Now, let’s examine each proposal. The McGowan plan makes several assumptions. First, there is a suggestion that obstacle clearance requirements over the precipitous terrain can be reduced, and ALPA feels that suggestion sends the wrong message. The FAA is finalizing new, highly complex and technical obstacle clearance criteria, and we expect added conservatism once the new terrain clearance formula becomes available. It’s hyperbole for Mr. McGowan to suggest that obstacle clearance reductions are imminent. ALPA TERPs experts don’t have the necessary information to make such a statement, so we don’t understand how Mr. McGowan can. We feel that it may be misleading to apply criteria that probably will not be used. In addition, ALPA has the same objections to this plan as we voiced with the original county proposal for north flow operations. ALPA simply cannot capitulate to a straight out departure over Loma Ridge.
Mr. Griffin’s plan focuses on moving the runway threshold to the
south sufficiently to permit a 3.30 degree glide path that will just clear
Loma Ridge by the required obstacle clearance. From the information
posted above you can see at 3.31 degrees weather minimums increase.
This plan deals another fatal blow because it would result in dismissal
of Category D aircraft and the elimination of Category II/III minimums
for virtually every other type of commercial aircraft.
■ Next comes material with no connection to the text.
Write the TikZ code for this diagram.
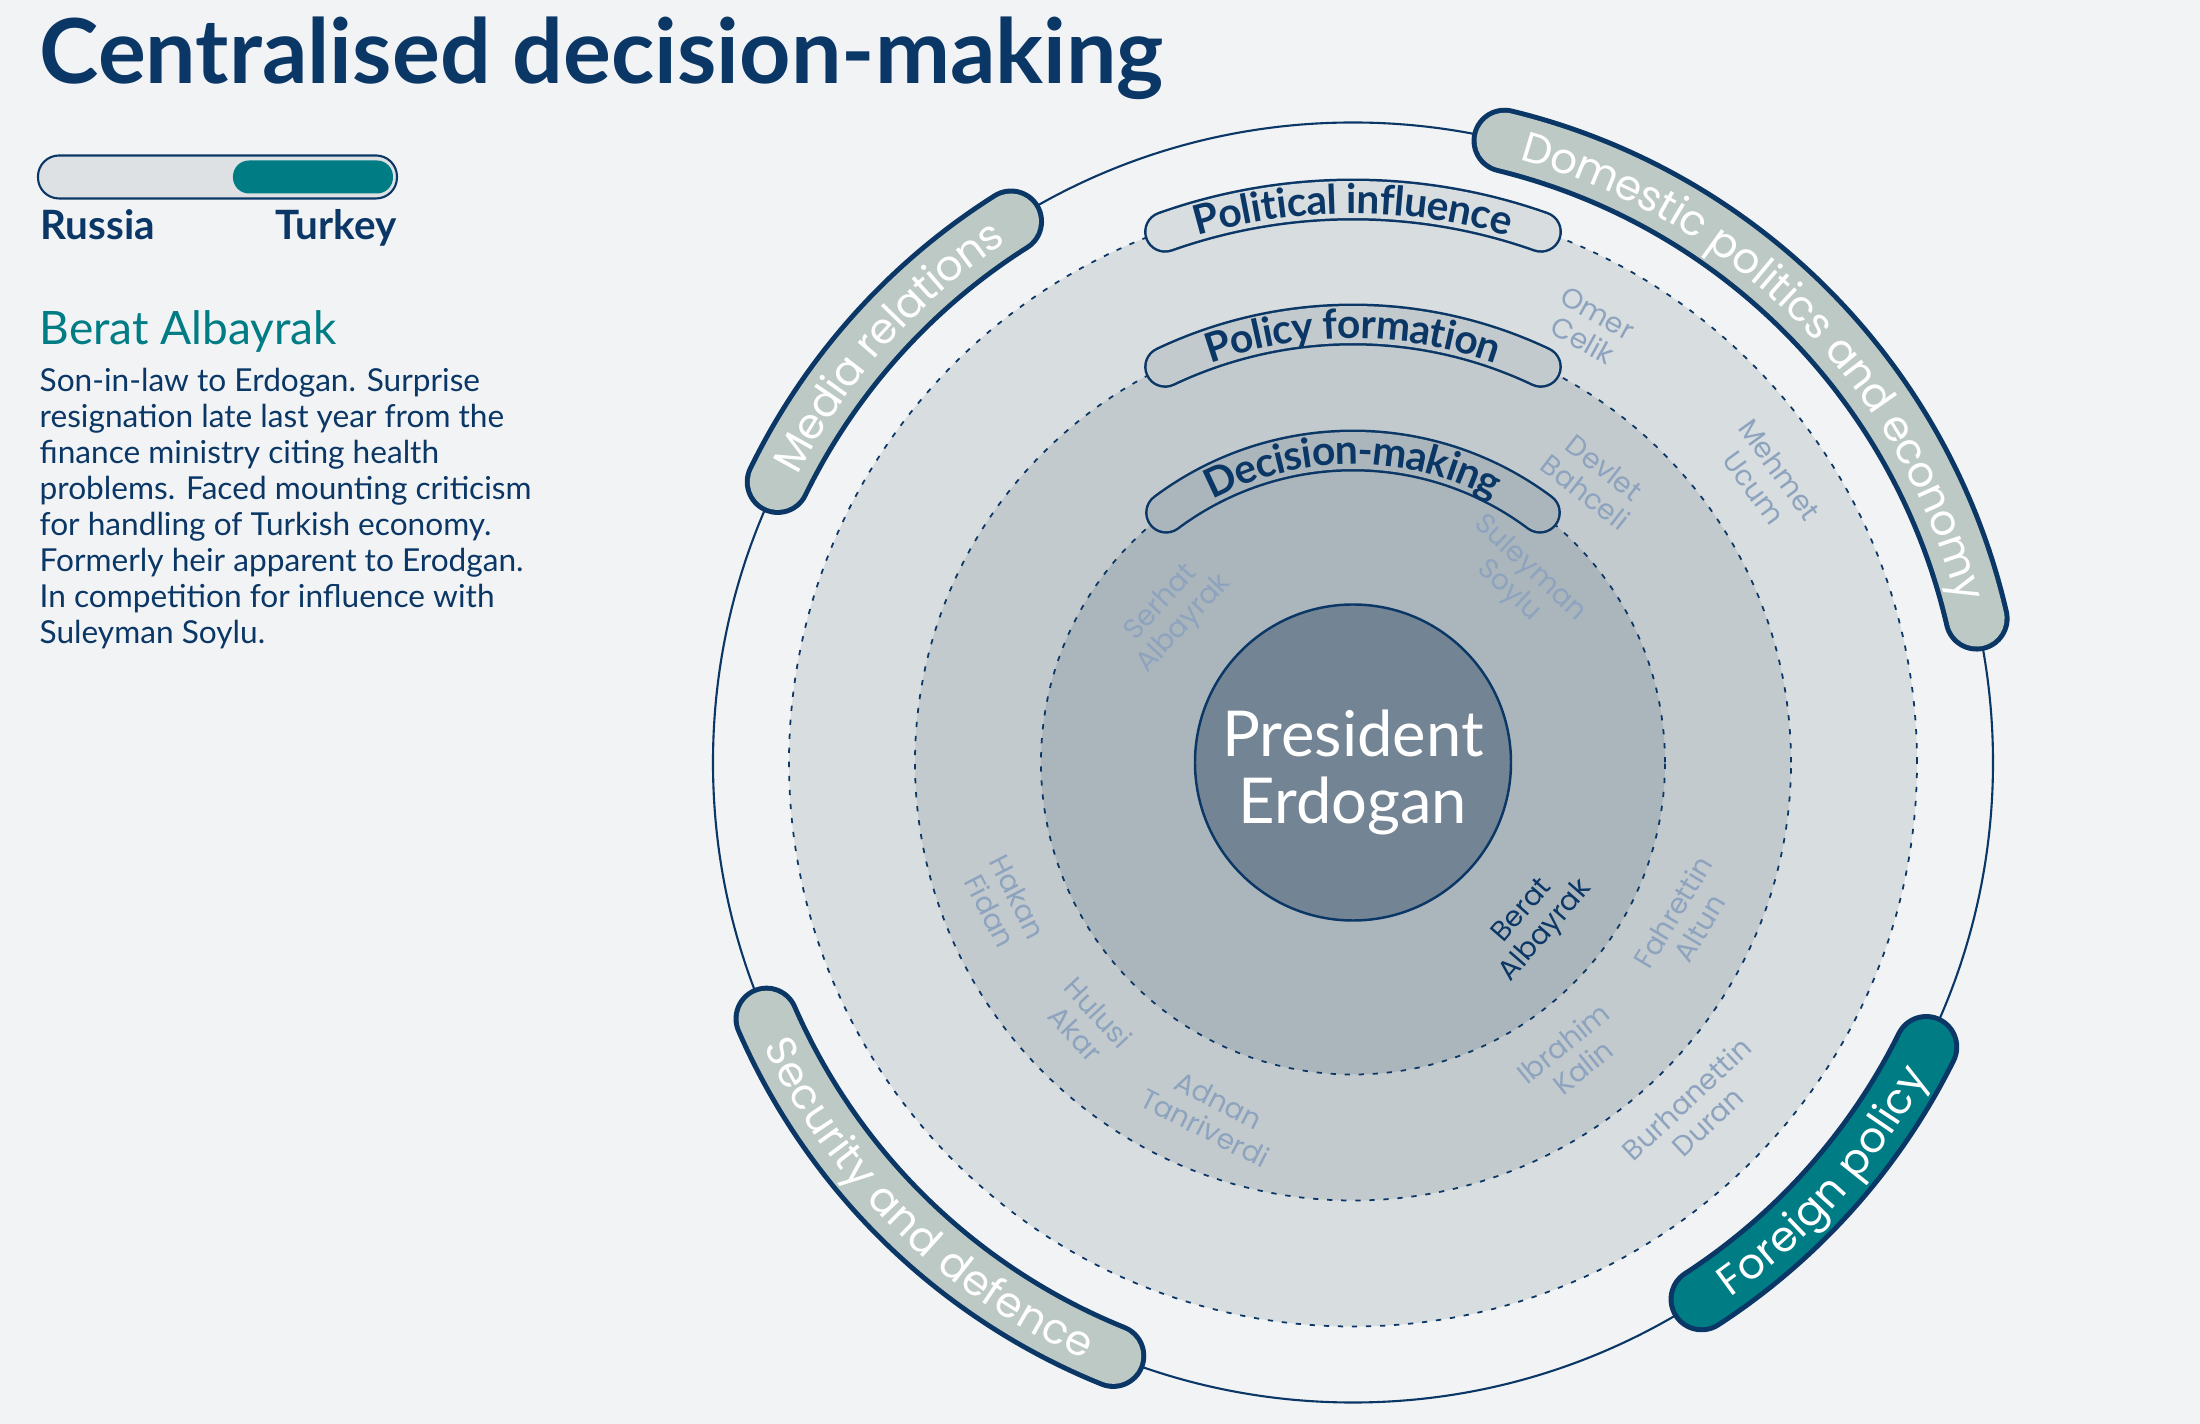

Further, the Griffin
Plan assumes absolute accuracy of obstacle data along the ridge line, which
is no small task to survey. To maintain the most favorable accuracy
codes for the obstacles, Mr. Griffin proposes that Orange County has absolute
control over the obstacle environment along the affected terrain and this,
in our opinion, is unprecedented.
ALPA must repeat the question: Is an ILS approach to the south feasible? The ALPA TERPs experts doubt seriously that a glide path steeper than 3.10 degrees will be approved given the surrounding terrain. In our opinion, the answer to such a request should be NO. With glide path proposals at 3.30 degrees, both the McGowan and Griffin proposals are out of business. Before anyone can claim victory, however, the FAA needs to perform a hard TERPs analysis for all runway configurations because the FAA evaluation is the official evaluation.
Up to now, Orange County has apparently ignored and discounted our previous recommendations. That is their prerogative. Rest assured though, the FAA will listen because the FAA must. ALPA will argue and make its case using FAA standards and criteria. We will strenuously object to any glide path in excess of 3.10 degrees because of the preponderance of Category C operations proposed for the airport.
ALPA remains in favor of a properly developed and safe plan for the El Toro Airport, one that maintains an acceptable level of safety. ALPA cannot accept an operational plan for El Toro that reduces the level of safety to less than that of the present John Wayne–Orange County Airport. As always, we offer our services to assist in developing a safe plan. If an acceptable and safe plan cannot be developed for El Toro operations, then we suggest that an acceptable expansion of the John Wayne – Orange County Airport be considered.